Graph

Let $V$ be a finite nonempty set of nodes.

Let $E \subseteq V \times V$ be a set of edges.

$G = (V, E)$ is the directed graph (or digragh) made up of the node set $V$ and the edge set $E$.

• $G_1 = (V_1, E_1)$ is called a subgraph of $G$ if
  • $\empty \neq V_1 \subseteq V$
  • $E_1 \subseteq V_1 \times V_1$
  • $E_1 \subseteq E$
• $G_1$ is an induced subgraph of $G$ if it is a subgraph of $G$ and $E_1 = E \cap (V_1 \times V_1)$
• A component is a maximal subgraph that is connected.

When $E$ is considered to consist of unordered pairs, $(V, E)$ is called an undirected graph.

• An undirected graph $G$ is connected if there is a path between any two distinct nodes of $G$

A graph is loop-free if it contains no (self-)loops.

A multigraph allows parallel edges between nodes.

A loop-free undirected graph without parallel edges between nodes is said to be simple.

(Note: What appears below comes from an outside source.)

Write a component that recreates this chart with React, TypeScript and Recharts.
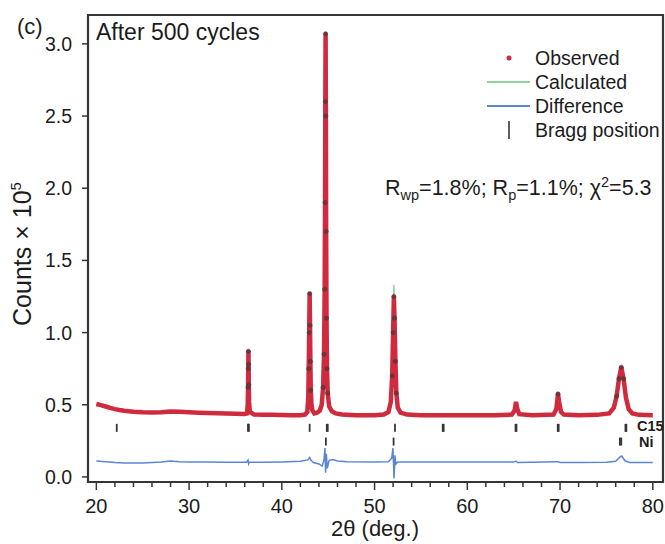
import React from "react";
import {
  ComposedChart,
  Line,
  Scatter,
  XAxis,
  YAxis,
  ReferenceArea,
  Legend,
} from "recharts";

type Pt = [number, number];

// observed intensity (counts x 1e5)
const observed: Pt[] = [
  [20.0, 0.505], [20.5, 0.498], [21.0, 0.488], [21.5, 0.478], [22.0, 0.47],
  [22.5, 0.464], [23.0, 0.459], [24.0, 0.452], [25.0, 0.448], [26.0, 0.447],
  [27.0, 0.449], [28.0, 0.454], [29.0, 0.451], [30.0, 0.448], [31.0, 0.445],
  [32.0, 0.443], [33.0, 0.441], [34.0, 0.439], [35.0, 0.437], [36.0, 0.436],
  [36.25, 0.44], [36.32, 0.5], [36.36, 0.62], [36.38, 0.75], [36.4, 0.87],
  [36.42, 0.78], [36.44, 0.64], [36.47, 0.52], [36.55, 0.45], [37.0, 0.433],
  [38.0, 0.431], [39.0, 0.43], [40.0, 0.429], [41.0, 0.428], [42.0, 0.428],
  [42.5, 0.432], [42.75, 0.45], [42.85, 0.55], [42.9, 0.75], [42.95, 1.0],
  [43.0, 1.27], [43.04, 1.05], [43.08, 0.8], [43.12, 0.6], [43.2, 0.5],
  [43.3, 0.46], [43.5, 0.44], [43.8, 0.445], [44.1, 0.46], [44.3, 0.5],
  [44.45, 0.62], [44.55, 0.85], [44.62, 1.3], [44.66, 1.9], [44.69, 2.6],
  [44.72, 3.07], [44.75, 2.5], [44.78, 1.7], [44.82, 1.1], [44.87, 0.75],
  [44.95, 0.58], [45.1, 0.49], [45.4, 0.455], [45.8, 0.44], [46.5, 0.432],
  [48.0, 0.428], [50.0, 0.428], [51.0, 0.432], [51.5, 0.45], [51.75, 0.52],
  [51.9, 0.7], [52.0, 1.0], [52.08, 1.25], [52.15, 1.1], [52.25, 0.8],
  [52.35, 0.58], [52.5, 0.48], [52.8, 0.445], [53.5, 0.432], [55.0, 0.428],
  [57.0, 0.428], [60.0, 0.427], [63.0, 0.428], [64.8, 0.432], [65.1, 0.46],
  [65.25, 0.52], [65.4, 0.47], [65.6, 0.435], [67.0, 0.428], [69.3, 0.432],
  [69.6, 0.47], [69.78, 0.575], [69.9, 0.52], [70.1, 0.45], [70.4, 0.432],
  [72.0, 0.428], [74.0, 0.43], [75.3, 0.44], [75.8, 0.48], [76.1, 0.56],
  [76.35, 0.68], [76.6, 0.76], [76.85, 0.68], [77.1, 0.55], [77.4, 0.47],
  [77.8, 0.44], [78.5, 0.43], [80.0, 0.428],
];

const calculated: Pt[] = [
  [20.0, 0.503], [21.0, 0.487], [22.0, 0.47], [23.0, 0.459], [24.0, 0.452],
  [26.0, 0.447], [28.0, 0.452], [30.0, 0.447], [33.0, 0.441], [36.0, 0.436],
  [36.25, 0.44], [36.32, 0.5], [36.36, 0.62], [36.38, 0.74], [36.4, 0.85],
  [36.42, 0.77], [36.44, 0.63], [36.47, 0.52], [36.55, 0.45], [37.0, 0.433],
  [40.0, 0.429], [42.0, 0.428], [42.5, 0.432], [42.75, 0.45], [42.85, 0.55],
  [42.9, 0.74], [42.95, 0.98], [43.0, 1.24], [43.04, 1.04], [43.08, 0.8],
  [43.12, 0.6], [43.2, 0.5], [43.3, 0.46], [43.5, 0.44], [43.8, 0.445],
  [44.1, 0.46], [44.3, 0.5], [44.45, 0.61], [44.55, 0.84], [44.62, 1.28],
  [44.66, 1.88], [44.69, 2.55], [44.72, 3.0], [44.75, 2.48], [44.78, 1.7],
  [44.82, 1.1], [44.87, 0.75], [44.95, 0.58], [45.1, 0.49], [45.4, 0.455],
  [45.8, 0.44], [46.5, 0.432], [50.0, 0.428], [51.0, 0.432], [51.5, 0.45],
  [51.75, 0.52], [51.9, 0.68], [52.0, 1.05], [52.08, 1.33], [52.15, 1.16],
  [52.25, 0.8], [52.35, 0.58], [52.5, 0.48], [52.8, 0.445], [53.5, 0.432],
  [60.0, 0.427], [64.8, 0.432], [65.1, 0.46], [65.25, 0.51], [65.4, 0.47],
  [65.6, 0.435], [67.0, 0.428], [69.3, 0.432], [69.6, 0.47], [69.78, 0.565],
  [69.9, 0.52], [70.1, 0.45], [70.4, 0.432], [74.0, 0.43], [75.3, 0.44],
  [75.8, 0.48], [76.1, 0.55], [76.35, 0.67], [76.6, 0.75], [76.85, 0.68],
  [77.1, 0.55], [77.4, 0.47], [77.8, 0.44], [78.5, 0.43], [80.0, 0.428],
];

// observed - calculated, shifted
const difference: Pt[] = [
  [20.0, 0.11], [21.0, 0.105], [22.0, 0.1], [23.0, 0.097], [24.0, 0.096],
  [25.0, 0.097], [26.0, 0.1], [27.0, 0.103], [28.0, 0.11], [29.0, 0.106],
  [30.0, 0.104], [32.0, 0.103], [34.0, 0.102], [36.2, 0.102], [36.35, 0.116],
  [36.42, 0.09], [36.5, 0.102], [38.0, 0.102], [40.0, 0.104], [42.0, 0.108],
  [42.8, 0.118], [43.0, 0.135], [43.15, 0.115], [43.4, 0.1], [44.0, 0.09],
  [44.35, 0.075], [44.55, 0.12], [44.65, 0.2], [44.72, 0.03], [44.8, 0.16],
  [44.9, 0.06], [45.1, 0.115], [45.5, 0.12], [46.0, 0.11], [47.0, 0.105],
  [50.0, 0.104], [51.5, 0.106], [51.85, 0.13], [51.98, 0.2], [52.1, -0.01],
  [52.2, 0.15], [52.3, 0.09], [52.5, 0.104], [55.0, 0.103], [60.0, 0.103],
  [65.0, 0.103], [65.25, 0.11], [65.4, 0.1], [69.8, 0.106], [70.0, 0.1],
  [72.0, 0.1], [75.0, 0.102], [76.0, 0.108], [76.5, 0.14], [76.65, 0.145],
  [77.0, 0.112], [77.5, 0.1], [80.0, 0.1],
];

// Bragg reflections
const braggC15 = [
  22.2, 36.35, 36.45, 43.0, 44.85, 44.95, 52.2, 57.35, 57.45, 65.2, 65.3,
  69.75, 69.85, 77.05, 77.15,
];
const braggNi = [44.75, 52.05, 76.45, 76.6];
const C15_LEVEL = 0.34;
const NI_LEVEL = 0.245;

const xTicks = [
  20, 22, 24, 26, 28, 30, 32, 34, 36, 38, 40, 42, 44, 46, 48, 50, 52, 54, 56,
  58, 60, 62, 64, 66, 68, 70, 72, 74, 76, 78, 80,
];
const yTicks = [0, 0.5, 1.0, 1.5, 2.0, 2.5, 3.0];

const RED = "#cf2a3e";
const GREEN = "#8fd49a";
const BLUE = "#5a86d8";
const INK = "#1c1c1c";
const AXIS = "#353535";
const FONT = '"Liberation Sans", Arial, Helvetica, sans-serif';

const rows = (pts: Pt[]) => pts.map(([x, y]) => ({ x, y }));
const obsData = rows(observed);
const calcData = rows(calculated);
const diffData = rows(difference);
const c15Data = braggC15.map((x) => ({ x, y: C15_LEVEL }));
const niData = braggNi.map((x) => ({ x, y: NI_LEVEL }));

const legendItems = [
  { label: "Observed", mark: "dot" },
  { label: "Calculated", mark: "line", color: GREEN },
  { label: "Difference", mark: "line", color: BLUE },
  { label: "Bragg position", mark: "bar" },
];

const renderLegend = () => (
  <div style={{ position: "relative", width: 185, height: 100, fontSize: 19.5, color: INK, fontFamily: FONT }}>
    {legendItems.map((it, i) => (
      <div
        key={it.label}
        style={{ position: "absolute", left: 0, top: i * 24, height: 24, display: "flex", alignItems: "center", whiteSpace: "nowrap" }}
      >
        <svg width={55} height={24} style={{ display: "block" }}>
          {it.mark === "dot" && <circle cx={29} cy={12} r={2.5} fill={RED} />}
          {it.mark === "line" && <line x1={7} x2={50} y1={12} y2={12} stroke={it.color} strokeWidth={2} />}
          {it.mark === "bar" && <line x1={29} x2={29} y1={3} y2={21} stroke={AXIS} strokeWidth={1.6} />}
        </svg>
        <span>{it.label}</span>
      </div>
    ))}
  </div>
);

const XTick = (props: any) => {
  const { x, y, payload } = props;
  const v = payload.value;
  const major = v % 10 === 0;
  return (
    <g>
      <line x1={x} x2={x} y1={y} y2={y + (major ? 8 : 5)} stroke={AXIS} strokeWidth={1.5} />
      {major && (
        <text x={x} y={y + 31} textAnchor="middle" fontSize={20} fill={INK} fontFamily={FONT}>
          {v}
        </text>
      )}
    </g>
  );
};

const ObsDot = (props: any) => {
  const { cx, cy, payload, index } = props;
  if (payload.y < 0.56) return <g key={index} />;
  return <circle key={index} cx={cx} cy={cy} r={2.1} fill="#7a3038" stroke="#4a3a3a" strokeWidth={0.6} />;
};

const BraggTick = (props: any) => {
  const { cx, cy } = props;
  return <line x1={cx} x2={cx} y1={cy - 4} y2={cy + 4} stroke={AXIS} strokeWidth={1.8} />;
};

const abs = (left: number, top: number, extra: React.CSSProperties = {}): React.CSSProperties => ({
  position: "absolute",
  left,
  top,
  lineHeight: 1,
  whiteSpace: "nowrap",
  color: INK,
  ...extra,
});

export default function App() {
  return (
    <div style={{ position: "absolute", left: 0, top: 0, width: 665, height: 544, background: "#fff", fontFamily: FONT }}>
      <ComposedChart width={665} height={544} margin={{ top: 15, right: 2, bottom: 0, left: 0 }}>
        <XAxis
          dataKey="x"
          type="number"
          domain={[19.1, 81.1]}
          allowDataOverflow
          ticks={xTicks}
          interval={0}
          height={62}
          tickSize={0}
          tickMargin={0}
          tickLine={false}
          axisLine={false}
          tick={<XTick />}
        />
        <YAxis
          type="number"
          domain={[-0.035, 3.2]}
          allowDataOverflow
          ticks={yTicks}
          interval={0}
          width={88}
          tickSize={6}
          tickMargin={10}
          tickLine={{ stroke: AXIS, strokeWidth: 1.5 }}
          axisLine={false}
          tickFormatter={(v: number) => v.toFixed(1)}
          tick={{ fontSize: 19.5, fill: INK, fontFamily: FONT }}
        />
        <ReferenceArea x1={19.1} x2={81.1} y1={-0.035} y2={3.2} fill="none" stroke={AXIS} strokeWidth={2.2} />
        <Line data={calcData} dataKey="y" stroke={GREEN} strokeWidth={1.5} dot={false} isAnimationActive={false} />
        <Line data={obsData} dataKey="y" stroke={RED} strokeWidth={4.5} dot={<ObsDot />} isAnimationActive={false} />
        <Line data={diffData} dataKey="y" stroke={BLUE} strokeWidth={1.5} dot={false} isAnimationActive={false} />
        <Scatter data={c15Data} dataKey="y" shape={<BraggTick />} isAnimationActive={false} />
        <Scatter data={niData} dataKey="y" shape={<BraggTick />} isAnimationActive={false} />
        <Legend
          layout="vertical"
          align="center"
          verticalAlign="middle"
          content={renderLegend}
          wrapperStyle={{ left: 480, top: 46, width: 185, height: 100 }}
        />
      </ComposedChart>

      <div style={abs(17, 16, { fontSize: 22 })}>(c)</div>
      <div style={abs(96, 21, { fontSize: 23 })}>After 500 cycles</div>
      <div style={abs(385, 178, { fontSize: 21.5 })}>
        R<span style={{ fontSize: 14.5, position: "relative", top: 5 }}>wp</span>=1.8%; R
        <span style={{ fontSize: 14.5, position: "relative", top: 5 }}>p</span>=1.1%; χ
        <span style={{ fontSize: 14.5, position: "relative", top: -8 }}>2</span>=5.3
      </div>
      <div style={abs(637, 419, { fontSize: 14.5, fontWeight: 700 })}>C15</div>
      <div style={abs(639, 435, { fontSize: 14.5, fontWeight: 700 })}>Ni</div>
      <div style={abs(375, 518, { fontSize: 22, transform: "translateX(-50%)" })}>2θ (deg.)</div>
      <div
        style={abs(22, 254, {
          fontSize: 25,
          transform: "translate(-50%, -50%) rotate(-90deg)",
        })}
      >
        Counts × 10<span style={{ fontSize: 15, position: "relative", top: -10 }}>5</span>
      </div>
    </div>
  );
}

A node is isolated if it has no incident edges.

For an undirected graph, we typically use $\{x, y\}$ to represent a edge; as for digraph, we always use $(x, y)$ to represent an edge.

All kinds of Walks on Undirected Graphs

A walk from $x$ to $y$ is a finite sequence of non-loop edges connecting $x$ and $y$.

The length of a walk is the number of edges in it.

• A walk from $x$ to $y$ where $x \neq y$ is called an open walk.
• A walk from $x$ to itself is called a closed walk.
• A walk without repeated edges is called a trail.
  • A closed trail is called a circuit.